## begin Provided data
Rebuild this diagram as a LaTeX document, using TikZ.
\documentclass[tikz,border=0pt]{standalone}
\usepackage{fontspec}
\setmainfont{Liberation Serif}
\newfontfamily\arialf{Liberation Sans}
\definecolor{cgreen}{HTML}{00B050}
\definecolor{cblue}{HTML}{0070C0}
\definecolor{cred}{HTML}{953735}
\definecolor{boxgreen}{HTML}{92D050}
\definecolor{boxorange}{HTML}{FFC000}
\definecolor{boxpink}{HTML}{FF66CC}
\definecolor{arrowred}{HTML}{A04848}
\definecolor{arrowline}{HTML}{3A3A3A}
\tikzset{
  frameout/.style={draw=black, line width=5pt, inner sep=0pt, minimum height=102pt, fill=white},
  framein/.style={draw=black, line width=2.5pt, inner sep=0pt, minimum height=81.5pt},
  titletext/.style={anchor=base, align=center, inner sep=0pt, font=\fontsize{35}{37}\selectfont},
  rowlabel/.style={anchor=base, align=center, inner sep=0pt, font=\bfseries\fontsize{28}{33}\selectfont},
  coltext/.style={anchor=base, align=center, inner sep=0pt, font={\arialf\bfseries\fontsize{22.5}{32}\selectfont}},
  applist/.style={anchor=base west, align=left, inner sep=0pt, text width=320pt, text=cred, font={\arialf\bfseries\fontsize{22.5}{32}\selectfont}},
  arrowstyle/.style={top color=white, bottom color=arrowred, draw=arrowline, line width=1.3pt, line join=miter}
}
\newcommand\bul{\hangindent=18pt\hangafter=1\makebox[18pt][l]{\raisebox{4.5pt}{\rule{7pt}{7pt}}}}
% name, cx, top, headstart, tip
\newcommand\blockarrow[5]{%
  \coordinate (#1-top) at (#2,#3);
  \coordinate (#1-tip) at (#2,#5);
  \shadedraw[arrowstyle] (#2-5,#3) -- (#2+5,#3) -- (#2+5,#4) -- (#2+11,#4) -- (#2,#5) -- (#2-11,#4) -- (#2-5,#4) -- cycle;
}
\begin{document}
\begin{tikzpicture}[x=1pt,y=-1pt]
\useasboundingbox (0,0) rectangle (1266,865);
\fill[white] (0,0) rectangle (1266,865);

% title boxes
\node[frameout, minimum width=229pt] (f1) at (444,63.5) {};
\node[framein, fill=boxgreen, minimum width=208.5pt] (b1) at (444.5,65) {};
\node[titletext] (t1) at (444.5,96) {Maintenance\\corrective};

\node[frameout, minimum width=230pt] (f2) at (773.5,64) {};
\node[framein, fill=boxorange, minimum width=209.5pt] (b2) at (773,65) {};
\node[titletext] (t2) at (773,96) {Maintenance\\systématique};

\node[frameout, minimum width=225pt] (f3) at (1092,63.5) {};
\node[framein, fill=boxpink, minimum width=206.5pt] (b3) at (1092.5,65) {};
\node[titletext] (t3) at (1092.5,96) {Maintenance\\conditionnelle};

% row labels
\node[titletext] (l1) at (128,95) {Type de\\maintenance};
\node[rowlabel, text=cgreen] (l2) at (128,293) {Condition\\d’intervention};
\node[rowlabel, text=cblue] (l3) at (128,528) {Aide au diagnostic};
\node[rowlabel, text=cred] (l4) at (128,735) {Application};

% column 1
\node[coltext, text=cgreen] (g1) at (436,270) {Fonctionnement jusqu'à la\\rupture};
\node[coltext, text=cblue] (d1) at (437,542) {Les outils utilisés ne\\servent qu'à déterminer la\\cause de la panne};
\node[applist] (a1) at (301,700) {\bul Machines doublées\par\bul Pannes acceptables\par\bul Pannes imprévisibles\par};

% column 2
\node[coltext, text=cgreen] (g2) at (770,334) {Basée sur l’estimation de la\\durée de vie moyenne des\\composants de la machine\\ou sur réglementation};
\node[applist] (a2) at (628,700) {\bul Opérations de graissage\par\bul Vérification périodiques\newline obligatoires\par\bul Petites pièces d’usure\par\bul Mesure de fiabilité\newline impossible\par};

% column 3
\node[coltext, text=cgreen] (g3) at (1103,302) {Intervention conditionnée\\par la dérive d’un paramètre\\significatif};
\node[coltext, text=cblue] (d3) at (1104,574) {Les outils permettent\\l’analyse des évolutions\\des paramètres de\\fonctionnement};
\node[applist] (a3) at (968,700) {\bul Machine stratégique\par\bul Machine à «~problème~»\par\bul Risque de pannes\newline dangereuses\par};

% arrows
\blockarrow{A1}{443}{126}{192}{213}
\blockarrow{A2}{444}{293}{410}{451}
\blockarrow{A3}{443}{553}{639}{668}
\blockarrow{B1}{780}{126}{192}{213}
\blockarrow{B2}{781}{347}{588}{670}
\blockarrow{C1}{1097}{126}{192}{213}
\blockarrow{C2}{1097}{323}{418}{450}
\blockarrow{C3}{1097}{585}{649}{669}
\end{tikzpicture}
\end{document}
## end Provided data
## To be done
Please print the material above exactly as it appears, from its first line through the line containing "(t1) at (444.5,96)", inclusive, and stop there.

## Expected answer
Rebuild this diagram as a LaTeX document, using TikZ.
\documentclass[tikz,border=0pt]{standalone}
\usepackage{fontspec}
\setmainfont{Liberation Serif}
\newfontfamily\arialf{Liberation Sans}
\definecolor{cgreen}{HTML}{00B050}
\definecolor{cblue}{HTML}{0070C0}
\definecolor{cred}{HTML}{953735}
\definecolor{boxgreen}{HTML}{92D050}
\definecolor{boxorange}{HTML}{FFC000}
\definecolor{boxpink}{HTML}{FF66CC}
\definecolor{arrowred}{HTML}{A04848}
\definecolor{arrowline}{HTML}{3A3A3A}
\tikzset{
  frameout/.style={draw=black, line width=5pt, inner sep=0pt, minimum height=102pt, fill=white},
  framein/.style={draw=black, line width=2.5pt, inner sep=0pt, minimum height=81.5pt},
  titletext/.style={anchor=base, align=center, inner sep=0pt, font=\fontsize{35}{37}\selectfont},
  rowlabel/.style={anchor=base, align=center, inner sep=0pt, font=\bfseries\fontsize{28}{33}\selectfont},
  coltext/.style={anchor=base, align=center, inner sep=0pt, font={\arialf\bfseries\fontsize{22.5}{32}\selectfont}},
  applist/.style={anchor=base west, align=left, inner sep=0pt, text width=320pt, text=cred, font={\arialf\bfseries\fontsize{22.5}{32}\selectfont}},
  arrowstyle/.style={top color=white, bottom color=arrowred, draw=arrowline, line width=1.3pt, line join=miter}
}
\newcommand\bul{\hangindent=18pt\hangafter=1\makebox[18pt][l]{\raisebox{4.5pt}{\rule{7pt}{7pt}}}}
% name, cx, top, headstart, tip
\newcommand\blockarrow[5]{%
  \coordinate (#1-top) at (#2,#3);
  \coordinate (#1-tip) at (#2,#5);
  \shadedraw[arrowstyle] (#2-5,#3) -- (#2+5,#3) -- (#2+5,#4) -- (#2+11,#4) -- (#2,#5) -- (#2-11,#4) -- (#2-5,#4) -- cycle;
}
\begin{document}
\begin{tikzpicture}[x=1pt,y=-1pt]
\useasboundingbox (0,0) rectangle (1266,865);
\fill[white] (0,0) rectangle (1266,865);

% title boxes
\node[frameout, minimum width=229pt] (f1) at (444,63.5) {};
\node[framein, fill=boxgreen, minimum width=208.5pt] (b1) at (444.5,65) {};
\node[titletext] (t1) at (444.5,96) {Maintenance\\corrective};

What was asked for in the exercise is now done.